Protected areas meet the general purposes as in the definition, but in practice the precise purpose for which protected areas are managed differ from different categories

THERE ARE SIX (6) CATEGORIES/TYPES (IUCN CATEGORY);

1       (a)Strict nature reserve or  (b) Wilderness area
2       National Park
3       Natural Monument
4       Habitat/Species Management Area
5       Protected landscape/seascape
6       Managed resource protected area

1. (a)STRICT NATURE RESERVE
Purpose; for science (The study of physical and Natural world)
It is an area of land or sea possessing some outstanding or representative ecosystems, geological or physiological features or species available primarily for scientific  research or environmental  monitoring
Eg.
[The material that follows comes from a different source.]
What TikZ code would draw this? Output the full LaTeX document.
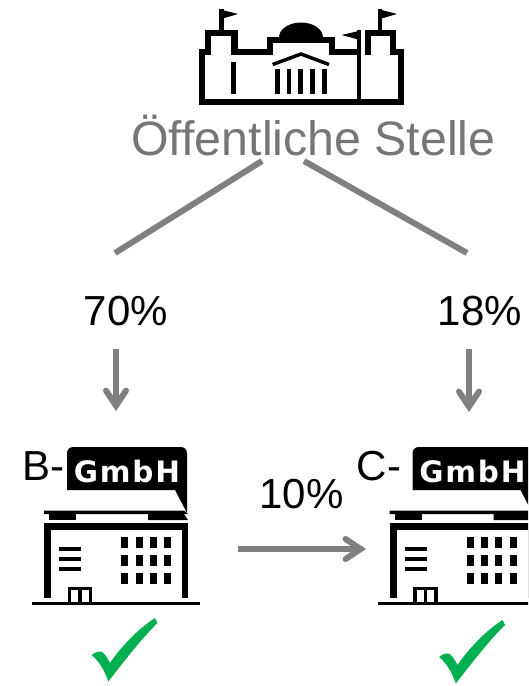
\documentclass[tikz,border=0pt]{standalone}
\usepackage{fontspec}
\usepackage{tikz}
\usetikzlibrary{arrows.meta}
\setmainfont{Liberation Sans}
\newfontfamily\tagfont[LetterSpace=6]{DejaVu Sans}

\tikzset{
  every node/.style={inner sep=0pt},
  grayline/.style={draw=linegray, line width=6pt},
  grayarrow/.style={grayline, -{Straight Barb[length=15pt,width=20pt,line cap=round,line join=miter]}},
  bigtext/.style={font=\fontsize{42}{42}\selectfont, text=black},
  tagtext/.style={font=\tagfont\bfseries\fontsize{29.5}{30}\selectfont, text=white},
  gmbhhaus/.pic={
    % speech tag above the roof
    \fill [rounded corners=6pt] (67,490) -- (67,447) -- (187,447) -- (187,475) [sharp corners] -- (187,513) -- (175,490) -- cycle;
    % roof
    \fill (44,510.5) -- (184,510.5) -- (188,514) -- (44,514) -- cycle;
    \fill (49,514) rectangle (76,520);
    \fill (148,514) -- (184,514) -- (188,520) -- (148,520) -- cycle;
    \fill (44,523) rectangle (188,530);
    % walls and ground
    \fill (44,530) rectangle (51,598);
    \fill (182,530) rectangle (188,598);
    \fill (32,602) rectangle (200,605);
    % door
    \draw [line width=3.5pt] (69.5,602) -- (69.5,588.5) -- (90.5,588.5) -- (90.5,602);
    \draw [line width=3.5pt] (80,588.5) -- (80,602);
    % label lines
    \foreach \y in {549,559,569}
      \draw [line width=3.5pt] (59,\y) -- (81,\y);
    % windows
    \foreach \x in {121,135.5,149.5,164}
      \foreach \y in {537,555,573}
        \fill (\x,\y) rectangle (\x+7,\y+11);
  },
  okcheck/.pic={
    \fill [checkgreen] (91.7,655) .. controls (95,652) and (99,651) .. (101.7,651.7) .. controls (105,654) and (108,659) .. (110,663)
      .. controls (118,651) and (135,631) .. (155,618) -- (157.5,623)
      .. controls (143,637) and (125,660) .. (108.3,681.5) .. controls (106,675) and (102,664) .. (91.7,655) -- cycle;
  }
}
\definecolor{linegray}{HTML}{808080}
\definecolor{textgray}{HTML}{767676}
\definecolor{checkgreen}{HTML}{00B050}

\begin{document}
\begin{tikzpicture}[x=1pt,y=-1pt]
\clip (0,0) rectangle (528,686);
% public building
\draw [line width=6.5pt] (202,102) -- (202,52) -- (208,52) -- (208,33) -- (234.5,33) -- (234.5,52) -- (270,52) -- (270,40) -- (332,40) -- (332,52) -- (359,52);
\draw [line width=6.5pt] (368,55) -- (368,33) -- (393,33) -- (393,52) -- (401,52) -- (401,102);
\fill (199,98.5) rectangle (404,105);
\draw [line width=4.5pt] (359,30) -- (359,100);
\fill (279,37.5) arc [start angle=180, end angle=360, x radius=22, y radius=15] -- cycle;
\draw [line width=4.5pt] (221.5,9) -- (221.5,33);
\fill (219.5,9.3) -- (238,14) -- (219.5,19.5) -- cycle;
\draw [line width=4.5pt] (380,9) -- (380,33);
\fill (378,9) -- (397,14) -- (378,19.5) -- cycle;
\fill (360,30.7) -- (341.7,35) -- (360,40) -- cycle;
\draw [line width=3.5pt] (272.7,64.5) -- (301,54) -- (329,64.5);
\foreach \x in {277.5,289,300.7,312.3,324.3}
  \draw [line width=4.5pt] (\x,69) -- (\x,94);
\draw [line width=4.5pt] (233.3,61.7) -- (233.3,94);

\node (stelle) [text=textgray, font=\fontsize{48.3}{48}\selectfont, anchor=base] at (313.5,155) {Öffentliche Stelle};
\node (anteilb) [bigtext, anchor=base] at (126,325) {70\%};
\node (anteilc) [bigtext, anchor=base] at (480,325) {18\%};
\node (anteilbc) [bigtext, anchor=base] at (301.5,508) {10\%};
\node (nameb) [bigtext, anchor=base] at (43,480) {B-};
\node (namec) [bigtext, anchor=base] at (379,480) {C-};

\pic {gmbhhaus};
\pic at (345.5,0) {gmbhhaus};
\node (tagb) [tagtext, anchor=base] at (127,482) {GmbH};
\node (tagc) [tagtext, anchor=base] at (472.5,482) {GmbH};

\pic {okcheck};
\pic at (347.5,2) {okcheck};

\coordinate (stelleb) at (262,161);
\coordinate (stellec) at (304,161);
\coordinate (linkb) at (115,253);
\coordinate (linkc) at (467,253);
\coordinate (arrowb) at (116,349);
\coordinate (hausb) at (116,411);
\coordinate (arrowc) at (469,349);
\coordinate (hausc) at (469,412);
\coordinate (arrowbc) at (238,549);
\coordinate (hausbc) at (366,549);
\draw [grayline] (stelleb) -- (linkb);
\draw [grayline] (stellec) -- (linkc);
\draw [grayarrow] (arrowb) -- (hausb);
\draw [grayarrow] (arrowc) -- (hausc);
\draw [grayarrow] (arrowbc) -- (hausbc);
\end{tikzpicture}
\end{document}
Amani Nature Reserve  Eastern Arc mountain (Uluguru, East Usanbara,Udzungwa)- propositions are underway

(b) WILDERNESS AREA
An area managed mainly for wilderness protection
Unmodified or slightly modified land or sea retaining its natural character and influence without permanent or significant human habitation which is protected and managed so as to preserve its natural condition.
Uninhabited area of land in its natural uncultivated state, sometimes deliberately preserved. e.g. a forest or mountainous region, dry area wetlands etc

2: NATIONAL PARKS 

-Purpose; ecosystem protection and recreation
Eg. Serengeti, Mikumi, etc
-        It is a natural area of land or sea designed
*To protect ecological integrity of one or more ecosystems for present and future generations.
*To exclude exploitation or occupation to the purposes of designation/specification of the area. 
*For spiritual scientific, educational, recreational and visitor opportunities, all of which must be environmentally and culturally compatible.

3. NATURAL MONUMENT S

Purpose; conservation of specific natural features or historical, cultural, and aesthetic importance
Eg.  Mbozi meteorite, Amboni caves, Natural monument in lake Manyara , Bismark rocks – Mwanza.
An area containing one or more specific natural or cultural feature which is of outstanding or unique value because of its inherent rarity, representative qualities,  or cultural significance. 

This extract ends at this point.